» **Record list**:
(begin)

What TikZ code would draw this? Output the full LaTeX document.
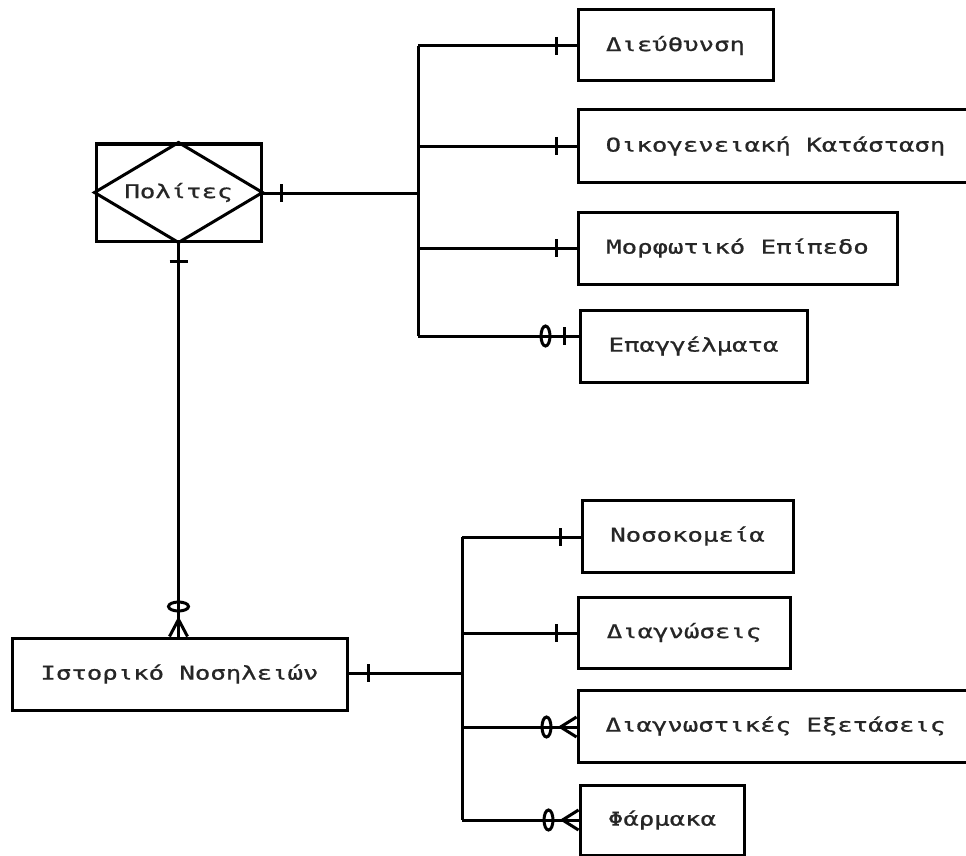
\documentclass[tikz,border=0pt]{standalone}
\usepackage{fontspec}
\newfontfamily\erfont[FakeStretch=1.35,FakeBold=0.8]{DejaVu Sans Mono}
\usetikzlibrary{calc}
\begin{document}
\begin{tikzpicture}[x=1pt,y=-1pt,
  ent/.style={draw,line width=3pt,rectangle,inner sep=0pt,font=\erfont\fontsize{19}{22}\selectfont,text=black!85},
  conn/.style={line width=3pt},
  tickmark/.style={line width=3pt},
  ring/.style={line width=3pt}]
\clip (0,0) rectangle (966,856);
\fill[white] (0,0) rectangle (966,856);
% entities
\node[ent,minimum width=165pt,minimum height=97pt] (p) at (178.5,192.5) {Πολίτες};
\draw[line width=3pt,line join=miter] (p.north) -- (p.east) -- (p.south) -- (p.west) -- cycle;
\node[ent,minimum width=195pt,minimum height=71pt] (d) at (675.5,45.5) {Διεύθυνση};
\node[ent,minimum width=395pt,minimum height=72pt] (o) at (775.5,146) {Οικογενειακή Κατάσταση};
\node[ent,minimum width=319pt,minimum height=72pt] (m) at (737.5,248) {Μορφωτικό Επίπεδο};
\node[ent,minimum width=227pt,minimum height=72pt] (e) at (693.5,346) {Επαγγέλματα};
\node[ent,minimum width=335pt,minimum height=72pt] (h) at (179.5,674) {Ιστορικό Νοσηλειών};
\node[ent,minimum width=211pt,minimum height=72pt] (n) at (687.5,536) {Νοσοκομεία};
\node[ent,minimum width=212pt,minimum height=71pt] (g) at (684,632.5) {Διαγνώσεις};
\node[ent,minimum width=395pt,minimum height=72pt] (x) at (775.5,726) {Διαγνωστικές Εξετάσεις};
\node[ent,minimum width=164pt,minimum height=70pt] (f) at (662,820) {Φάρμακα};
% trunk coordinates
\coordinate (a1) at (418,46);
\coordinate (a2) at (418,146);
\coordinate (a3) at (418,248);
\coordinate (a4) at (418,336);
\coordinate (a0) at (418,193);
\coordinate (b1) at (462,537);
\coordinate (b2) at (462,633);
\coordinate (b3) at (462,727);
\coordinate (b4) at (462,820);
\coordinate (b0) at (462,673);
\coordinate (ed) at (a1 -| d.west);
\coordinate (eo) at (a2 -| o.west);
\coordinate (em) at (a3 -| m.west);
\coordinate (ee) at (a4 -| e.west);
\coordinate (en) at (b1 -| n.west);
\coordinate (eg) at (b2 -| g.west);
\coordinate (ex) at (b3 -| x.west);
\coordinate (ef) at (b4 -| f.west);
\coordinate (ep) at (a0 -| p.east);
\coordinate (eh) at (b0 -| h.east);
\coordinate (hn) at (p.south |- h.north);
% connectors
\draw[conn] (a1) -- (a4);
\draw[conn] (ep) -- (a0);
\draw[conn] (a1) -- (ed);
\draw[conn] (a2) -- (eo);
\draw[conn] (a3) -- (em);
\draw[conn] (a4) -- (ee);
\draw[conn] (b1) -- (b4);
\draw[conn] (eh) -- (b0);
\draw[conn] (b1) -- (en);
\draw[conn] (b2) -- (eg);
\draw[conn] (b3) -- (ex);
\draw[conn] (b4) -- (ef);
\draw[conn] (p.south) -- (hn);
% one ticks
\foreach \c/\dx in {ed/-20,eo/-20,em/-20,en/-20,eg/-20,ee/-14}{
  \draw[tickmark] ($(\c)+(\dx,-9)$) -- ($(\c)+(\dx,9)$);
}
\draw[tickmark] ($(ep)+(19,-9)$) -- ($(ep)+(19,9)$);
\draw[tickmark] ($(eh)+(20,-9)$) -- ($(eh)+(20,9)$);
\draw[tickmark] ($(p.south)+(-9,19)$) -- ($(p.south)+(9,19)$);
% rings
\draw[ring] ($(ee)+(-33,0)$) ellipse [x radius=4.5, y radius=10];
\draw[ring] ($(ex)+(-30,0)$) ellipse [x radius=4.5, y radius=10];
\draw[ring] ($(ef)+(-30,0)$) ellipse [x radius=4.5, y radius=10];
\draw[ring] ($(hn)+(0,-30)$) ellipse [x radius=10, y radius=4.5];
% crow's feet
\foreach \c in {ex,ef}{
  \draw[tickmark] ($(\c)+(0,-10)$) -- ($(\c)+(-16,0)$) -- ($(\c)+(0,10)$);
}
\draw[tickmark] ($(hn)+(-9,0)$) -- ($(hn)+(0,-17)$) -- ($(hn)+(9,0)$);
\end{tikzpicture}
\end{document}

(end)
(begin)

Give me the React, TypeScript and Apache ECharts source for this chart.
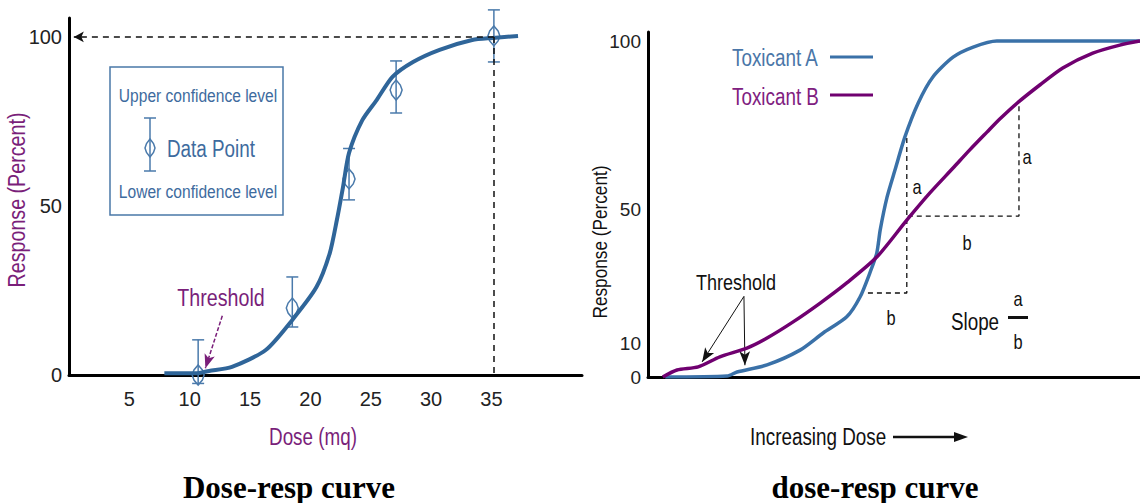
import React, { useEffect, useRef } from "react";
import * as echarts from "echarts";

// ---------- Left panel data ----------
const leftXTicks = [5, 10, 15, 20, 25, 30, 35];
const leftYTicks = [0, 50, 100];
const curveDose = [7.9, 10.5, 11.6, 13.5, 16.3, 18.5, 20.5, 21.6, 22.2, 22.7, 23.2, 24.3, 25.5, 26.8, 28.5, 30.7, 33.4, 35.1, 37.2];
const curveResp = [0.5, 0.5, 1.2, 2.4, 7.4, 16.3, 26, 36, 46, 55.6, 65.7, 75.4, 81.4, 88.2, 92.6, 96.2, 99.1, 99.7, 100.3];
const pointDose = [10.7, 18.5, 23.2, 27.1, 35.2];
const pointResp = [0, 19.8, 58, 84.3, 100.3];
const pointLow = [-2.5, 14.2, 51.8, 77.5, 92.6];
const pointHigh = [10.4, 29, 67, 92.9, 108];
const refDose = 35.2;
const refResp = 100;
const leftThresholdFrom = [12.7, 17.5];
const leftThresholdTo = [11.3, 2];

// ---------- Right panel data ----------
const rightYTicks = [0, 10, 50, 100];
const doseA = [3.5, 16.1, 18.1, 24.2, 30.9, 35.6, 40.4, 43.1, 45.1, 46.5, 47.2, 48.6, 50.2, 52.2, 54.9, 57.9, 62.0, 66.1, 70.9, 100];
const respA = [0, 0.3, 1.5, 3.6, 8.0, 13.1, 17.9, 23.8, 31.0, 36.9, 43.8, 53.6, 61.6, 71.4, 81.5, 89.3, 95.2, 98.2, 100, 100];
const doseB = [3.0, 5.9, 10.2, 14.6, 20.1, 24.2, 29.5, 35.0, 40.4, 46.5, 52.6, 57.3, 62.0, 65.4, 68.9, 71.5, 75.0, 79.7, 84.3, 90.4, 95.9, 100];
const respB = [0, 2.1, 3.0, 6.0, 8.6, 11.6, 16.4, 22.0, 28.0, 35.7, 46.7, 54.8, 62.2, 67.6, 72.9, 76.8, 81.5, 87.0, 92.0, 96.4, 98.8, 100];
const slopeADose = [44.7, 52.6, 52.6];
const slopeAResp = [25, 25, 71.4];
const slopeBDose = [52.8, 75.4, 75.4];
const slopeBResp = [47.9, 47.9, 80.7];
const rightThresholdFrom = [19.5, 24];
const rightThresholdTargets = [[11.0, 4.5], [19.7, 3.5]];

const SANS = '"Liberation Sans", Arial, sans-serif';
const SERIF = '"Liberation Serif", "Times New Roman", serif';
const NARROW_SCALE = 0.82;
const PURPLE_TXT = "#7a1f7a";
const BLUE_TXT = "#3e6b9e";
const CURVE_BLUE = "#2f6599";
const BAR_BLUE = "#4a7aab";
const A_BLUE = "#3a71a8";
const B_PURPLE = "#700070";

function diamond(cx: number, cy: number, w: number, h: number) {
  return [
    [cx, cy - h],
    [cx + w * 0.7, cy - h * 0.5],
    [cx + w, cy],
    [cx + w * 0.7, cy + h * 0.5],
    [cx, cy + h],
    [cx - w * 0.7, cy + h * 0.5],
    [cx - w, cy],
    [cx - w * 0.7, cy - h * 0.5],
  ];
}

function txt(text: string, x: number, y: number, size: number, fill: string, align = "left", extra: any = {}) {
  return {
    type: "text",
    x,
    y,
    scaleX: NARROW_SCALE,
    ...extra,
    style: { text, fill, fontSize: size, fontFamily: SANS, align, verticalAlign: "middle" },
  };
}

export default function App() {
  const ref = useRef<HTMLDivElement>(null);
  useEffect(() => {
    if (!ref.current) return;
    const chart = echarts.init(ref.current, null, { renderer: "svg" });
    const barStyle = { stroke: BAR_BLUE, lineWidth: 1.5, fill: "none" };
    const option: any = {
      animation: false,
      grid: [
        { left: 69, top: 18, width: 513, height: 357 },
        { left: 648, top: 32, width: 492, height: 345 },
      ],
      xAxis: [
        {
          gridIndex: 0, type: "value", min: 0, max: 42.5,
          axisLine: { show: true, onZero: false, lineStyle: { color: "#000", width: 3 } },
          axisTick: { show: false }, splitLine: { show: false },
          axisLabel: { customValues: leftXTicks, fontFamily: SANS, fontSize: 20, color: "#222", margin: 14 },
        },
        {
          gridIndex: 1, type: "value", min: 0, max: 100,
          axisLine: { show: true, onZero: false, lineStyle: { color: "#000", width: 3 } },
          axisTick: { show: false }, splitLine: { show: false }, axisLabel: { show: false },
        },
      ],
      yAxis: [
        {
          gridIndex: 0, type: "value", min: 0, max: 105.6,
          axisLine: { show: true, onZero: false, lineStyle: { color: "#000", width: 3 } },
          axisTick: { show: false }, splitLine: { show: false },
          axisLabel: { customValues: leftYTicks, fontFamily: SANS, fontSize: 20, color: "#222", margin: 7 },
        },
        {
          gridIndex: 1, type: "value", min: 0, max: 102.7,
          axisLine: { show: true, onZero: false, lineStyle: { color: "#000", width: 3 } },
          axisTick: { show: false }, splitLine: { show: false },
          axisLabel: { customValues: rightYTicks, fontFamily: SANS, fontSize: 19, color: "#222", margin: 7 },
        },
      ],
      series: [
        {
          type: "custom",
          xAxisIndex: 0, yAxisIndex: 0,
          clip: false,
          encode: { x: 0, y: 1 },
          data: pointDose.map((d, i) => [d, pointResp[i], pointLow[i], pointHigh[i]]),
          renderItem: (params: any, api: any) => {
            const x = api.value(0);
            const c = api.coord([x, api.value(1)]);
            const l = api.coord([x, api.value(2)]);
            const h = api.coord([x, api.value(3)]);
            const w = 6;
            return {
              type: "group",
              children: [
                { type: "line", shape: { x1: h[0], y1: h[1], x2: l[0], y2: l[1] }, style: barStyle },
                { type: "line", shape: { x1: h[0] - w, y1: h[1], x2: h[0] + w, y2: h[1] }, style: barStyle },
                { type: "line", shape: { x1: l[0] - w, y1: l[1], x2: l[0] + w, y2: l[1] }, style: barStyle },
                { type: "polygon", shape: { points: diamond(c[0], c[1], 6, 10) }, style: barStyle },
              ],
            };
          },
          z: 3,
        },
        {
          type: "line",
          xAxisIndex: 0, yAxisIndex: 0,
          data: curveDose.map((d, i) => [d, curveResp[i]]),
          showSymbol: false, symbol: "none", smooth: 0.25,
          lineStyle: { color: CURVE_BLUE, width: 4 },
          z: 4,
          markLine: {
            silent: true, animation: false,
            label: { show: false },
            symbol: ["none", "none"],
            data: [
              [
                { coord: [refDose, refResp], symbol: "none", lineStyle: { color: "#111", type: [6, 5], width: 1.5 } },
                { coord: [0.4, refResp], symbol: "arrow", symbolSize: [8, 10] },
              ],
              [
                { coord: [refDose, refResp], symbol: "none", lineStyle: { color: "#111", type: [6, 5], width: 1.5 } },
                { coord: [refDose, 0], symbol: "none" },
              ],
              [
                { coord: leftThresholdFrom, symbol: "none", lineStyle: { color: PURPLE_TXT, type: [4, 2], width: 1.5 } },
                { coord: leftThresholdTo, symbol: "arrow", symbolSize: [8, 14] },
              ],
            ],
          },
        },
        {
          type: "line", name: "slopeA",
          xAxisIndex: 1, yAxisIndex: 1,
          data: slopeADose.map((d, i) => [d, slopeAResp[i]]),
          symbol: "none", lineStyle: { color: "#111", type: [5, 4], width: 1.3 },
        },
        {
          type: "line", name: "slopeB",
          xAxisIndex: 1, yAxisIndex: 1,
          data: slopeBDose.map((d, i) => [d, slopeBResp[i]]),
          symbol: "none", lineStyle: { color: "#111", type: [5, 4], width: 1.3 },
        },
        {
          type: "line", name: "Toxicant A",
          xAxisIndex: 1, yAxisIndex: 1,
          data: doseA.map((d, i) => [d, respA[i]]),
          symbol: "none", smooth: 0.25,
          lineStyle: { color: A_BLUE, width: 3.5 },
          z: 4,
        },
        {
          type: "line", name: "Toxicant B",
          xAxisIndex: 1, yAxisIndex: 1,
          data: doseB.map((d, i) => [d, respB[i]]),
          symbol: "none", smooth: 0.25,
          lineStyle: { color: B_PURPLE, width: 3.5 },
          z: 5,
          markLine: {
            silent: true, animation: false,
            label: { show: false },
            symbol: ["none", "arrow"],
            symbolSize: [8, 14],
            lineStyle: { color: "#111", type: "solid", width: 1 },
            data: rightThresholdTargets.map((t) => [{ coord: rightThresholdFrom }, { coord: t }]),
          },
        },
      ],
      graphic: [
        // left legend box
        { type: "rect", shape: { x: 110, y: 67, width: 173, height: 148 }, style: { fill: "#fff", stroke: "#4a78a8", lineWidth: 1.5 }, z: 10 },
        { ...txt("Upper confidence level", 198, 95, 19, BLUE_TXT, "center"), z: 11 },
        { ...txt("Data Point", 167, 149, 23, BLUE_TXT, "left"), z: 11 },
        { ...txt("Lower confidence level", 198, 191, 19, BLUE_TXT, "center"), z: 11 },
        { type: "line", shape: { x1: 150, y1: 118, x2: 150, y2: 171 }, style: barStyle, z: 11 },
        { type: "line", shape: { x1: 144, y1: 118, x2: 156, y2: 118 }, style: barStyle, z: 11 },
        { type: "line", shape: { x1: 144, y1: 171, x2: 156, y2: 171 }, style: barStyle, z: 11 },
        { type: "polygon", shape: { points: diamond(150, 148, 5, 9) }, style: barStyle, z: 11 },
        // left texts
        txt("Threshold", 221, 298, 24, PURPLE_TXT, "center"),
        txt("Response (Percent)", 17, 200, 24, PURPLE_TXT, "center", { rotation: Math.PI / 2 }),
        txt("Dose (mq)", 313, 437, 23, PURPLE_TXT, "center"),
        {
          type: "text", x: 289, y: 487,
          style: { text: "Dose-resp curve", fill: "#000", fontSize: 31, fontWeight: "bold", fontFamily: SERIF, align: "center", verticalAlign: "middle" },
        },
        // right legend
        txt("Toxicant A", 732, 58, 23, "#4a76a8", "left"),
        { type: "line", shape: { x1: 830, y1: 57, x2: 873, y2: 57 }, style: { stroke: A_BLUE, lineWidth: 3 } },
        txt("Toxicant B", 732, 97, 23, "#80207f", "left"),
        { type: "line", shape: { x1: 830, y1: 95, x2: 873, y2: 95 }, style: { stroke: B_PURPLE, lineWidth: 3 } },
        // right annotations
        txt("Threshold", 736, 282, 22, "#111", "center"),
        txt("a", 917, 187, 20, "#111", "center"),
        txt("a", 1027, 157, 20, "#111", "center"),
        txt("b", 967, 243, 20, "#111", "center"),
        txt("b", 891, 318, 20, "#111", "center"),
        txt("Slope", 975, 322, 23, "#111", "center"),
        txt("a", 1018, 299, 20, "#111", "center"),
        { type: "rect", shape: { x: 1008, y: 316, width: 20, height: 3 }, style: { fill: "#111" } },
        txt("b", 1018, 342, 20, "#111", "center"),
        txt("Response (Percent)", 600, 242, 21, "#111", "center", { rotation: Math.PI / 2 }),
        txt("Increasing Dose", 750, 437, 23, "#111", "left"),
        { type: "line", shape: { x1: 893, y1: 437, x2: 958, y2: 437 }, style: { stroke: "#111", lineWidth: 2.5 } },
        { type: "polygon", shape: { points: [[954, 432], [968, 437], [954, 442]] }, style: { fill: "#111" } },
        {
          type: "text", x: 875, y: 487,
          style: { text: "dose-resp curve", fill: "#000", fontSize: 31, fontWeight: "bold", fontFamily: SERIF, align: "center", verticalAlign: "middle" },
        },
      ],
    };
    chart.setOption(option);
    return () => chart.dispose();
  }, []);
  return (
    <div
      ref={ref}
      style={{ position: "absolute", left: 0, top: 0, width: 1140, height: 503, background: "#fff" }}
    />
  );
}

(end)
(begin)

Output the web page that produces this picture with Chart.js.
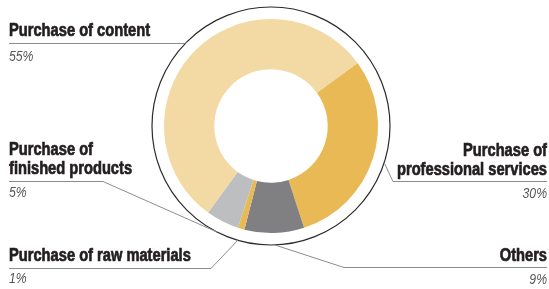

(end)

» **Direction**: Copy each line above where the string "React" occurs.

» **Output for this exercise**:
Give me the React, TypeScript and Apache ECharts source for this chart.
import React, { useEffect, useRef } from "react";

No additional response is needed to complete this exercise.